>> start Entries provided

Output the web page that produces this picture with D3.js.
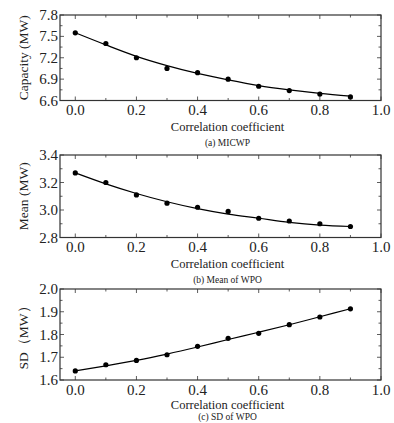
<!DOCTYPE html>
<html><head><meta charset="utf-8">
<script src="https://cdn.jsdelivr.net/npm/d3@7"></script>
<style>body{margin:0;background:#fff}svg{display:block}</style>
</head><body><svg id="c" width="394" height="423" font-family="'Liberation Serif','DejaVu Serif','Times New Roman',serif"></svg>
<script>
const xValues = [0.0,0.1,0.2,0.3,0.4,0.5,0.6,0.7,0.8,0.9];
const xTicks = [0.0,0.2,0.4,0.6,0.8,1.0];
const capacityPoints = [7.55,7.40,7.20,7.05,6.99,6.90,6.80,6.74,6.69,6.65];
const capacityFit = [7.55,7.38,7.22,7.09,6.98,6.89,6.81,6.75,6.70,6.66];
const meanPoints = [3.27,3.20,3.11,3.05,3.02,2.99,2.94,2.92,2.90,2.88];
const meanFit = [3.27,3.19,3.12,3.06,3.01,2.97,2.94,2.91,2.89,2.88];
const sdPoints = [1.640,1.667,1.686,1.711,1.748,1.783,1.805,1.843,1.877,1.913];
const sdFit = [1.640,1.662,1.686,1.714,1.745,1.778,1.810,1.843,1.878,1.913];
const capacityTicks = [6.6,6.9,7.2,7.5,7.8];
const meanTicks = [2.8,3.0,3.2,3.4];
const sdTicks = [1.6,1.7,1.8,1.9,2.0];

const panels = [
  {top:15, bottom:100.5, yDomain:[6.6,7.8], ticks:capacityTicks, minor:0.15, pts:capacityPoints, fit:capacityFit, ylabel:"Capacity (MW)", caption:"(a) MICWP", labY:30.5, capY:45},
  {top:155, bottom:237.5, yDomain:[2.8,3.4], ticks:meanTicks, minor:0.1, pts:meanPoints, fit:meanFit, ylabel:"Mean (MW)", caption:"(b) Mean of WPO", labY:30.5, capY:45},
  {top:289, bottom:380, yDomain:[1.6,2.0], ticks:sdTicks, minor:0.05, pts:sdPoints, fit:sdFit, ylabel:"SD（MW）", caption:"(c) SD of WPO", labY:29.2, capY:40.4}
];
const left = 60, right = 381;
const svg = d3.select("#c");
const x = d3.scaleLinear().domain([-0.05,1.0]).range([left,right]);
const xMinor = d3.range(0,1.0001,0.1).map(v=>+v.toFixed(2));
const axisColor = "#333";
const txt = "#222";

panels.forEach(p=>{
  const y = d3.scaleLinear().domain(p.yDomain).range([p.bottom,p.top]);
  const g = svg.append("g");
  const yMinor = d3.range(p.yDomain[0], p.yDomain[1]+1e-9, p.minor).map(v=>+v.toFixed(3));
  const tickLen = 4, minorLen = 2.5;
  xMinor.forEach(v=>{
    const isMajor = Math.round(v*10)%2===0;
    const L = isMajor?tickLen:minorLen;
    g.append("line").attr("x1",x(v)).attr("x2",x(v)).attr("y1",p.bottom).attr("y2",p.bottom-L).attr("stroke",axisColor).attr("stroke-width",0.8);
    g.append("line").attr("x1",x(v)).attr("x2",x(v)).attr("y1",p.top).attr("y2",p.top+L).attr("stroke",axisColor).attr("stroke-width",0.8);
  });
  yMinor.forEach((v,i)=>{
    const L = (i%2===0)?tickLen:minorLen;
    g.append("line").attr("x1",left).attr("x2",left+L).attr("y1",y(v)).attr("y2",y(v)).attr("stroke",axisColor).attr("stroke-width",0.8);
    g.append("line").attr("x1",right).attr("x2",right-L).attr("y1",y(v)).attr("y2",y(v)).attr("stroke",axisColor).attr("stroke-width",0.8);
  });
  g.append("rect").attr("x",left).attr("y",p.top).attr("width",right-left).attr("height",p.bottom-p.top)
    .attr("fill","none").attr("stroke",axisColor).attr("stroke-width",1.2);
  xTicks.forEach(v=>{
    g.append("text").attr("x",x(v)).attr("y",p.bottom+14.5).attr("text-anchor","middle").attr("font-size",15).attr("fill",txt).text(d3.format(".1f")(v));
  });
  p.ticks.forEach(v=>{
    g.append("text").attr("x",left-2).attr("y",y(v)+5).attr("text-anchor","end").attr("font-size",15).attr("fill",txt).text(d3.format(".1f")(v));
  });
  g.append("text").attr("x",(left+right)/2+7).attr("y",p.bottom+p.labY).attr("text-anchor","middle").attr("font-size",12.5).attr("fill",txt).text("Correlation coefficient");
  g.append("text").attr("x",(left+right)/2+7).attr("y",p.bottom+p.capY).attr("text-anchor","middle").attr("font-size",9.5).attr("fill",txt).text(p.caption);
  g.append("text").attr("transform",`translate(28,${(p.top+p.bottom)/2}) rotate(-90)`).attr("text-anchor","middle").attr("font-size",13.5).attr("fill",txt).text(p.ylabel);
  const line = d3.line().x((d,i)=>x(xValues[i])).y(d=>y(d)).curve(d3.curveMonotoneX);
  g.append("path").attr("d",line(p.fit)).attr("fill","none").attr("stroke","#000").attr("stroke-width",1.2);
  g.selectAll("circle.pt").data(p.pts).enter().append("circle").attr("cx",(d,i)=>x(xValues[i])).attr("cy",d=>y(d)).attr("r",2.6).attr("fill","#000");
});
</script></body></html>
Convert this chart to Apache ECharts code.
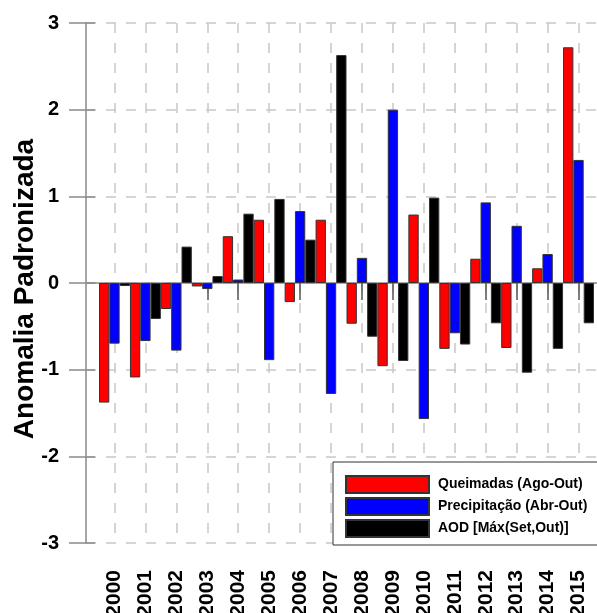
<!DOCTYPE html>
<html>
<head>
<meta charset="utf-8">
<script src="https://cdn.jsdelivr.net/npm/echarts@6/dist/echarts.min.js"></script>
<style>
html,body{margin:0;padding:0;background:#fff;}
#c{width:597px;height:613px;}
</style>
</head>
<body>
<div id="c"></div>
<script>
const years = ['2000','2001','2002','2003','2004','2005','2006','2007','2008','2009','2010','2011','2012','2013','2014','2015'];
const queimadas = [-1.38, -1.09, -0.30, -0.04, 0.54, 0.73, -0.22, 0.73, -0.47, -0.96, 0.79, -0.76, 0.28, -0.75, 0.17, 2.72];
const precipitacao = [-0.70, -0.67, -0.78, -0.07, 0.04, -0.89, 0.83, -1.28, 0.29, 2.00, -1.57, -0.58, 0.93, 0.66, 0.335, 1.42];
const aod = [-0.035, -0.415, 0.42, 0.08, 0.80, 0.97, 0.50, 2.63, -0.62, -0.90, 0.985, -0.71, -0.465, -1.035, -0.76, -0.465];
const seriesNames = ['Queimadas (Ago-Out)', 'Precipitação (Abr-Out)', 'AOD [Máx(Set,Out)]'];
const yMin = -3, yMax = 3, yStep = 1;
const yTitle = 'Anomalia Padronizada';

const FONT = 'Liberation Sans, Arial, sans-serif';
const grey = '#8a8a8a';
const dash = {color:'#c8c8c8', width:1.5, type:[10,10]};

const chart = echarts.init(document.getElementById('c'), null, {renderer:'canvas'});
const mkBar = (name, data, color) => ({
  name, type:'bar', data, xAxisIndex:1, yAxisIndex:1,
  barGap:'0%', barCategoryGap:'0%',
  itemStyle:{color, borderColor:'#333', borderWidth:1},
  z:3
});
chart.setOption({
  animation:false,
  backgroundColor:'#fff',
  textStyle:{fontFamily:FONT},
  grid:[
    {left:86, right:0, top:23, bottom:70, containLabel:false, outerBoundsMode:'none'},
    {left:99, right:3, top:23, bottom:70, containLabel:false, outerBoundsMode:'none'}
  ],
  xAxis:[
    {gridIndex:0, type:'value', min:0, max:1, show:true,
     axisLine:{show:true, lineStyle:{color:grey, width:1.5}},
     axisTick:{show:false}, axisLabel:{show:false}, splitLine:{show:false}},
    {gridIndex:1, type:'category', data:years,
     axisLine:{show:false},
     axisTick:{show:true, alignWithLabel:true, length:17, lineStyle:{color:'#555', width:1.5}},
     axisLabel:{rotate:90, fontSize:21, fontWeight:'bold', color:'#000', margin:27, fontFamily:FONT},
     splitLine:{show:true, alignWithLabel:true, lineStyle:dash}}
  ],
  yAxis:[
    {gridIndex:0, type:'value', min:yMin, max:yMax, interval:yStep,
     name:yTitle, nameLocation:'middle', nameGap:47, nameMoveOverlap:false,
     nameTextStyle:{fontSize:28, fontWeight:'bold', color:'#000', fontFamily:FONT, padding:[0,12,0,0]},
     axisLine:{show:true, lineStyle:{color:grey, width:1.5}},
     axisTick:{show:true, length:17, lineStyle:{color:grey, width:1.5}},
     axisLabel:{fontSize:20, fontWeight:'bold', color:'#000', margin:27, fontFamily:FONT},
     splitLine:{show:true, lineStyle:dash}},
    {gridIndex:1, type:'value', min:yMin, max:yMax, interval:yStep, show:false,
     splitLine:{show:false}},
    {gridIndex:0, type:'value', min:yMin, max:yMax, interval:yStep, position:'left',
     axisLine:{show:false}, axisLabel:{show:false}, splitLine:{show:false},
     axisTick:{show:true, inside:true, length:9, lineStyle:{color:grey, width:1.5}}}
  ],
  legend:{
    orient:'vertical', left:333, top:462,
    padding:[13,60,7,12],
    itemWidth:83, itemHeight:17, itemGap:3,
    icon:'rect',
    backgroundColor:'#fff', borderColor:'#333', borderWidth:1,
    textStyle:{fontSize:14, fontWeight:'bold', color:'#000', fontFamily:FONT, lineHeight:17, padding:[0,0,0,4]},
    data:seriesNames
  },
  series:[
    mkBar(seriesNames[0], queimadas, '#ff0000'),
    mkBar(seriesNames[1], precipitacao, '#0000ff'),
    mkBar(seriesNames[2], aod, '#000000')
  ]
});
</script>
</body>
</html>
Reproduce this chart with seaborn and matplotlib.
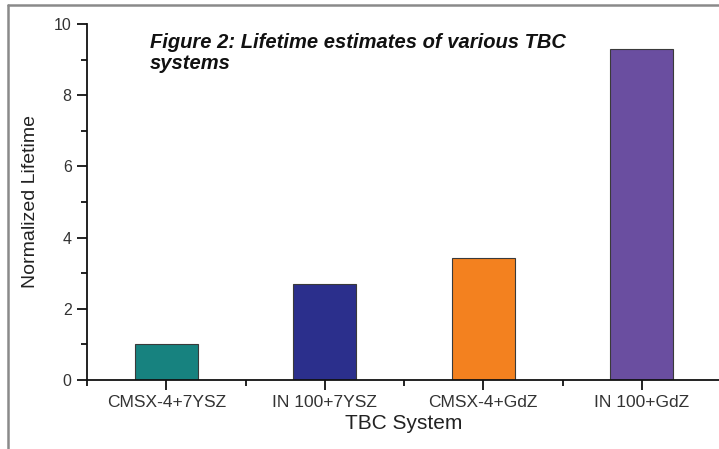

>> end Entries provided

» Task statement:
Please restate the material above line by line, exactly, beginning at its first line and ending with the line that contains "const sdTicks = [1.6,1.7,1.8,1.9,2.0];", without any pictures.

» Expected answer:
Output the web page that produces this picture with D3.js.
<!DOCTYPE html>
<html><head><meta charset="utf-8">
<script src="https://cdn.jsdelivr.net/npm/d3@7"></script>
<style>body{margin:0;background:#fff}svg{display:block}</style>
</head><body><svg id="c" width="394" height="423" font-family="'Liberation Serif','DejaVu Serif','Times New Roman',serif"></svg>
<script>
const xValues = [0.0,0.1,0.2,0.3,0.4,0.5,0.6,0.7,0.8,0.9];
const xTicks = [0.0,0.2,0.4,0.6,0.8,1.0];
const capacityPoints = [7.55,7.40,7.20,7.05,6.99,6.90,6.80,6.74,6.69,6.65];
const capacityFit = [7.55,7.38,7.22,7.09,6.98,6.89,6.81,6.75,6.70,6.66];
const meanPoints = [3.27,3.20,3.11,3.05,3.02,2.99,2.94,2.92,2.90,2.88];
const meanFit = [3.27,3.19,3.12,3.06,3.01,2.97,2.94,2.91,2.89,2.88];
const sdPoints = [1.640,1.667,1.686,1.711,1.748,1.783,1.805,1.843,1.877,1.913];
const sdFit = [1.640,1.662,1.686,1.714,1.745,1.778,1.810,1.843,1.878,1.913];
const capacityTicks = [6.6,6.9,7.2,7.5,7.8];
const meanTicks = [2.8,3.0,3.2,3.4];
const sdTicks = [1.6,1.7,1.8,1.9,2.0];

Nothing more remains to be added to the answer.